At the point of death,
We loose consciousness
And there is nothing more.

Common Voices



If you don’t love you will cease to be remembered.
In the orange glow of morning
No words will be spoken.
Against the back walls of yellow
You will watch the sun rise.
Reality is a sore spot for lovers.
It is the place, where all decisions are made.


I am rolling in the ocean, a small suit in the sea. Bubbly white waters cover me. The sun is ninety degrees. I hear whispers. I see shadows. Don’t revive me. I am still. Listening here, I hear the ocean’s voices, deep and still. There is a language we can tell. Every creature speaks to us. We are snake charmers, we are conductors. Every animal has its voice. They stand before us. They ask for music; they ask for love.


A single instrument well played speaks of the capacity of woman to go straight to the heart. The heart doesn’t need peripheral instruments. It hears a perfect set of notes and doodles on them, floats in the space of self-reflection. Self-reflection, of course, is contingent upon the melody that is most like the beat of this particular heart. I close my eyes and can hear a spiritual friend. We are lovers, intimate, and that is why, I think, there are stalkers. Such people run to stars thinking they have something in common. And what they do not, or may not know is that all of us have the capacity to listen to the muse, who gives us our instrumentation or voices and it is he/she, who works from inside.

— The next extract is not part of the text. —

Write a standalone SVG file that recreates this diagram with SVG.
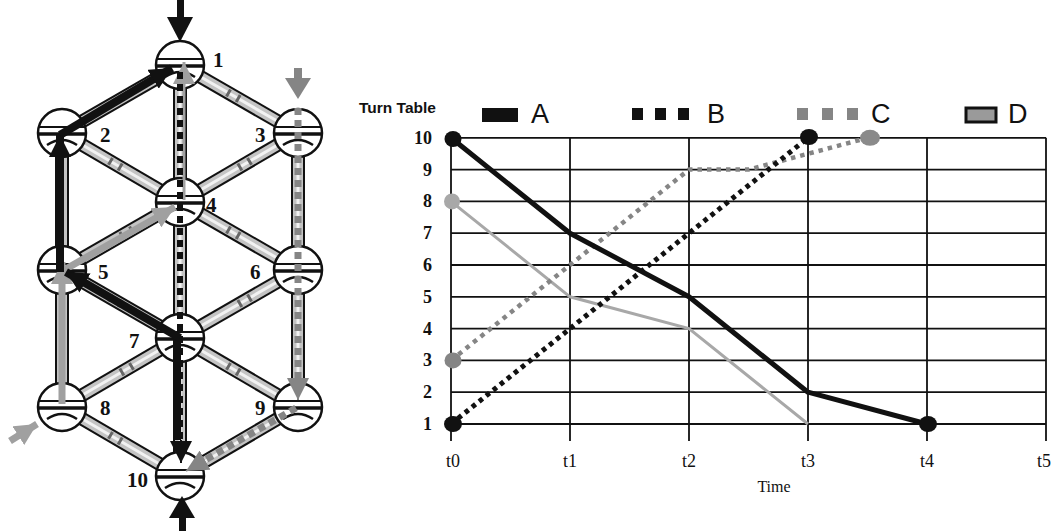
<svg xmlns="http://www.w3.org/2000/svg" width="1052" height="531" viewBox="0 0 1052 531">
<style>
.trk{stroke:#111;stroke-width:14;stroke-linecap:butt}
.trk2{stroke:#c4c4c4;stroke-width:10}
.trk3{stroke:#f2f2f2;stroke-width:3}
.lad{stroke:#666;stroke-width:8;stroke-dasharray:0 40 2.2 6 2.2 100}
.nl{font-family:"Liberation Serif",serif;font-weight:bold;font-size:21px;fill:#111}
.grid{stroke:#111;stroke-width:1.8;fill:none}
.yl{font-family:"Liberation Serif",serif;font-weight:bold;font-size:18px;fill:#111;text-anchor:end}
.xl{font-family:"Liberation Serif",serif;font-size:18px;fill:#111;text-anchor:middle}
.lg{font-family:"Liberation Sans",Arial,sans-serif;font-size:27px;fill:#111}
.A{stroke:#111;stroke-width:5;fill:none;stroke-linejoin:round}
.B{stroke:#111;stroke-width:5;fill:none;stroke-dasharray:4.5 4.5}
.C{stroke:#858585;stroke-width:4.5;fill:none;stroke-dasharray:4.5 5}
.D{stroke:#a8a8a8;stroke-width:3;fill:none}
.ra{stroke:#111;stroke-width:8;fill:none}
.rd{stroke:#a0a0a0;stroke-width:7;fill:none}
.rc{stroke:#858585;stroke-width:7;fill:none;stroke-dasharray:7 5}
.rb{stroke:#111;stroke-width:6;fill:none;stroke-dasharray:7 5}
</style>
<defs>
<marker id="hb" markerUnits="userSpaceOnUse" markerWidth="22" markerHeight="22" refX="22" refY="11" orient="auto" viewBox="0 0 22 22"><path d="M0,0 L22,11 L0,22z" fill="#111"/></marker>
<marker id="hd" markerUnits="userSpaceOnUse" markerWidth="22" markerHeight="22" refX="22" refY="11" orient="auto" viewBox="0 0 22 22"><path d="M0,0 L22,11 L0,22z" fill="#a0a0a0"/></marker>
<marker id="hc" markerUnits="userSpaceOnUse" markerWidth="22" markerHeight="22" refX="22" refY="11" orient="auto" viewBox="0 0 22 22"><path d="M0,0 L22,11 L0,22z" fill="#858585"/></marker>
<g id="tt">
<circle r="24" fill="#fff" stroke="#111" stroke-width="2.5"/>
<line x1="-23" y1="-6" x2="23" y2="-6" stroke="#111" stroke-width="2.2"/>
<line x1="-24" y1="1" x2="24" y2="1" stroke="#111" stroke-width="3.5"/>
<path d="M-15,12 Q0,2 15,12" fill="none" stroke="#111" stroke-width="2.5"/>
</g>
</defs>

<g id="connectors">
<g id="tracks">
<g class="trk">
<line x1="180" y1="65" x2="62" y2="133"/><line x1="180" y1="65" x2="298" y2="133"/><line x1="180" y1="65" x2="180" y2="202"/>
<line x1="62" y1="133" x2="180" y2="202"/><line x1="298" y1="133" x2="180" y2="202"/>
<line x1="62" y1="133" x2="62" y2="270"/><line x1="298" y1="133" x2="298" y2="270"/>
<line x1="180" y1="202" x2="62" y2="270"/><line x1="180" y1="202" x2="298" y2="270"/><line x1="180" y1="202" x2="180" y2="338"/>
<line x1="62" y1="270" x2="180" y2="338"/><line x1="298" y1="270" x2="180" y2="338"/>
<line x1="62" y1="270" x2="62" y2="407"/><line x1="298" y1="270" x2="298" y2="407"/>
<line x1="180" y1="338" x2="62" y2="407"/><line x1="180" y1="338" x2="298" y2="407"/><line x1="180" y1="338" x2="180" y2="476"/>
<line x1="62" y1="407" x2="180" y2="476"/><line x1="298" y1="407" x2="180" y2="476"/>
</g>
<g class="trk2">
<line x1="180" y1="65" x2="62" y2="133"/><line x1="180" y1="65" x2="298" y2="133"/><line x1="180" y1="65" x2="180" y2="202"/>
<line x1="62" y1="133" x2="180" y2="202"/><line x1="298" y1="133" x2="180" y2="202"/>
<line x1="62" y1="133" x2="62" y2="270"/><line x1="298" y1="133" x2="298" y2="270"/>
<line x1="180" y1="202" x2="62" y2="270"/><line x1="180" y1="202" x2="298" y2="270"/><line x1="180" y1="202" x2="180" y2="338"/>
<line x1="62" y1="270" x2="180" y2="338"/><line x1="298" y1="270" x2="180" y2="338"/>
<line x1="62" y1="270" x2="62" y2="407"/><line x1="298" y1="270" x2="298" y2="407"/>
<line x1="180" y1="338" x2="62" y2="407"/><line x1="180" y1="338" x2="298" y2="407"/><line x1="180" y1="338" x2="180" y2="476"/>
<line x1="62" y1="407" x2="180" y2="476"/><line x1="298" y1="407" x2="180" y2="476"/>
</g>
<g class="trk3">
<line x1="180" y1="65" x2="62" y2="133"/><line x1="180" y1="65" x2="298" y2="133"/><line x1="180" y1="65" x2="180" y2="202"/>
<line x1="62" y1="133" x2="180" y2="202"/><line x1="298" y1="133" x2="180" y2="202"/>
<line x1="62" y1="133" x2="62" y2="270"/><line x1="298" y1="133" x2="298" y2="270"/>
<line x1="180" y1="202" x2="62" y2="270"/><line x1="180" y1="202" x2="298" y2="270"/><line x1="180" y1="202" x2="180" y2="338"/>
<line x1="62" y1="270" x2="180" y2="338"/><line x1="298" y1="270" x2="180" y2="338"/>
<line x1="62" y1="270" x2="62" y2="407"/><line x1="298" y1="270" x2="298" y2="407"/>
<line x1="180" y1="338" x2="62" y2="407"/><line x1="180" y1="338" x2="298" y2="407"/><line x1="180" y1="338" x2="180" y2="476"/>
<line x1="62" y1="407" x2="180" y2="476"/><line x1="298" y1="407" x2="180" y2="476"/>
</g>
<g class="lad">
<line pathLength="100" x1="180" y1="65" x2="298" y2="133"/>
<line pathLength="100" x1="62" y1="133" x2="180" y2="202"/><line pathLength="100" x1="298" y1="133" x2="180" y2="202"/>
<line pathLength="100" x1="180" y1="202" x2="62" y2="270"/><line pathLength="100" x1="180" y1="202" x2="298" y2="270"/>
<line pathLength="100" x1="62" y1="270" x2="180" y2="338"/><line pathLength="100" x1="298" y1="270" x2="180" y2="338"/>
<line pathLength="100" x1="180" y1="338" x2="62" y2="407"/><line pathLength="100" x1="180" y1="338" x2="298" y2="407"/>
<line pathLength="100" x1="62" y1="407" x2="180" y2="476"/>
</g>
</g>
</g>

<g id="node1"><use href="#tt" x="180" y="65"/><text class="nl" x="213" y="67">1</text></g>
<g id="node2"><use href="#tt" x="62" y="133"/><text class="nl" x="100" y="142">2</text></g>
<g id="node3"><use href="#tt" x="298" y="133"/><text class="nl" x="255" y="142">3</text></g>
<g id="node4"><use href="#tt" x="180" y="202"/><text class="nl" x="206" y="212">4</text></g>
<g id="node5"><use href="#tt" x="62" y="270"/><text class="nl" x="98" y="279">5</text></g>
<g id="node6"><use href="#tt" x="298" y="270"/><text class="nl" x="250" y="279">6</text></g>
<g id="node7"><use href="#tt" x="180" y="338"/><text class="nl" x="129" y="348">7</text></g>
<g id="node8"><use href="#tt" x="62" y="407"/><text class="nl" x="100" y="415">8</text></g>
<g id="node9"><use href="#tt" x="298" y="407"/><text class="nl" x="255" y="415">9</text></g>
<g id="node10"><use href="#tt" x="180" y="476"/><text class="nl" x="127" y="487">10</text></g>

<g id="routes">
<line class="rd" x1="184" y1="200" x2="184" y2="62" style="stroke-width:3" marker-end="url(#hd)"/>
<line class="rb" x1="180" y1="72" x2="180" y2="440"/>
<line class="rc" x1="298" y1="108" x2="298" y2="385"/>
<line x1="298" y1="380" x2="298" y2="400" stroke="#858585" stroke-width="2" marker-end="url(#hc)"/>
<line class="rc" x1="296" y1="408" x2="198" y2="464"/>
<line x1="200" y1="463" x2="186" y2="471" stroke="#858585" stroke-width="2" marker-end="url(#hc)"/>
<line class="rd" x1="62" y1="404" x2="62" y2="262" marker-end="url(#hd)"/>
<line class="rd" x1="64" y1="270" x2="175" y2="207" marker-end="url(#hd)"/>
<line class="rd" x1="10" y1="441" x2="37" y2="424" marker-end="url(#hd)"/>
<line class="ra" x1="177" y1="340" x2="177" y2="440"/>
<line x1="181" y1="440" x2="181" y2="463" stroke="#111" stroke-width="2" marker-end="url(#hb)"/>
<line class="ra" x1="180" y1="338" x2="66" y2="272" marker-end="url(#hb)"/>
<line class="ra" x1="60" y1="272" x2="60" y2="135" marker-end="url(#hb)"/>
<line class="ra" x1="60" y1="135" x2="172" y2="68" marker-end="url(#hb)"/>
<rect x="177" y="0" width="7" height="20" fill="#111"/>
<path d="M167,17 L193,17 L180,42z" fill="#111"/>
<rect x="179" y="512" width="7" height="19" fill="#111"/>
<path d="M169,518 L195,518 L182,496z" fill="#111"/>
<rect x="294" y="68" width="8" height="12" fill="#858585"/>
<path d="M285,78 L311,78 L298,99z" fill="#858585"/>
</g>

<g id="chart">
<g class="grid">
<line x1="451" y1="137.8" x2="1046" y2="137.8"/>
<line x1="451" y1="169.6" x2="1046" y2="169.6"/>
<line x1="451" y1="201.4" x2="1046" y2="201.4"/>
<line x1="451" y1="233.2" x2="1046" y2="233.2"/>
<line x1="451" y1="265" x2="1046" y2="265"/>
<line x1="451" y1="296.8" x2="1046" y2="296.8"/>
<line x1="451" y1="328.6" x2="1046" y2="328.6"/>
<line x1="451" y1="360.4" x2="1046" y2="360.4"/>
<line x1="451" y1="392.2" x2="1046" y2="392.2"/>
<line x1="451" y1="424" x2="1046" y2="424"/>
<line x1="451" y1="137.8" x2="451" y2="441"/>
<line x1="570" y1="137.8" x2="570" y2="441"/>
<line x1="689" y1="137.8" x2="689" y2="441"/>
<line x1="808" y1="137.8" x2="808" y2="441"/>
<line x1="927" y1="137.8" x2="927" y2="441"/>
<line x1="1046" y1="137.8" x2="1046" y2="441"/>
</g>
<text x="359" y="113" font-family="Liberation Sans,Arial,sans-serif" font-weight="bold" font-size="15.5" fill="#111">Turn Table</text>
<text class="yl" x="432" y="144">10</text>
<text class="yl" x="432" y="176">9</text>
<text class="yl" x="432" y="207">8</text>
<text class="yl" x="432" y="239">7</text>
<text class="yl" x="432" y="271">6</text>
<text class="yl" x="432" y="303">5</text>
<text class="yl" x="432" y="335">4</text>
<text class="yl" x="432" y="366">3</text>
<text class="yl" x="432" y="398">2</text>
<text class="yl" x="432" y="430">1</text>
<text class="xl" x="453" y="467">t0</text>
<text class="xl" x="570" y="467">t1</text>
<text class="xl" x="689" y="467">t2</text>
<text class="xl" x="808" y="467">t3</text>
<text class="xl" x="927" y="467">t4</text>
<text class="xl" x="1044" y="467">t5</text>
<text class="xl" x="774" y="492" style="font-size:16px">Time</text>

<g id="legend">
<rect x="482" y="108" width="36" height="14" fill="#111"/>
<text class="lg" x="531" y="123">A</text>
<rect x="632" y="108" width="11" height="12" fill="#111"/>
<rect x="655" y="108" width="11" height="12" fill="#111"/>
<rect x="678" y="108" width="11" height="12" fill="#111"/>
<text class="lg" x="707" y="123">B</text>
<rect x="797" y="108" width="11" height="12" fill="#858585"/>
<rect x="822" y="108" width="11" height="12" fill="#858585"/>
<rect x="847" y="108" width="11" height="12" fill="#858585"/>
<text class="lg" x="871" y="123">C</text>
<rect x="966" y="108" width="30" height="14" fill="#9a9a9a" stroke="#111" stroke-width="3"/>
<text class="lg" x="1008" y="123">D</text>
</g>

<polyline class="D" points="451,201.4 570,296.8 689,328.6 808,424"/>
<polyline class="C" points="451,360.4 689,169.6 748.5,169.6 868,137.8"/>
<polyline class="B" points="451,424 808,137.8"/>
<polyline class="A" points="451,137.8 570,233.2 689,296.8 808,392.2 927,424"/>
<ellipse cx="452" cy="201.4" rx="8" ry="8" fill="#a8a8a8"/>
<ellipse cx="453" cy="360.4" rx="8.5" ry="8" fill="#858585"/>
<ellipse cx="870" cy="137.8" rx="10" ry="8" fill="#8a8a8a"/>
<ellipse cx="453" cy="424" rx="9" ry="8" fill="#111"/>
<ellipse cx="809" cy="137" rx="9" ry="8" fill="#111"/>
<ellipse cx="453" cy="139" rx="8.5" ry="8" fill="#111"/>
<ellipse cx="928" cy="424" rx="9" ry="8" fill="#111"/>
</g>
</svg>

This common weed, the intricate interweaving of the unraveled self, the brown moss of cumulus clouds, and Herringbone predicaments confide with light and leaves. Wishes fill this afternoon that innocence could barely feel, stared at and disappointed display of the temporary advertisement. I break sticks at my feet and point my eyes if only for the sake of truth, I have no right, no wherefore. It is not fair of me to be here and not someone she could love. Separated in time by the economics of beauty. The calculated use of some gift not all women have, a selfish instrument of God. She raises her hands because she has been asked to and because of the expectation, “I am on sale here, a common weed in the brain of lovers or not. There is no discrimination. I am almost always perceived in the same way, by men and women of all ages. I represent the very center of the earth and all the world revolves around me. I am healthy only in the sense that this is my time. Do I choose knowledge? Do I choose to wield this power? All I see is how it makes others feel. I am not this body. I am only thoughts, like anyone, with the desire to create, where my purpose is told to me with a whisper. And that whisper comes from a source that has no other ambition than to tell me the stories I tell you.”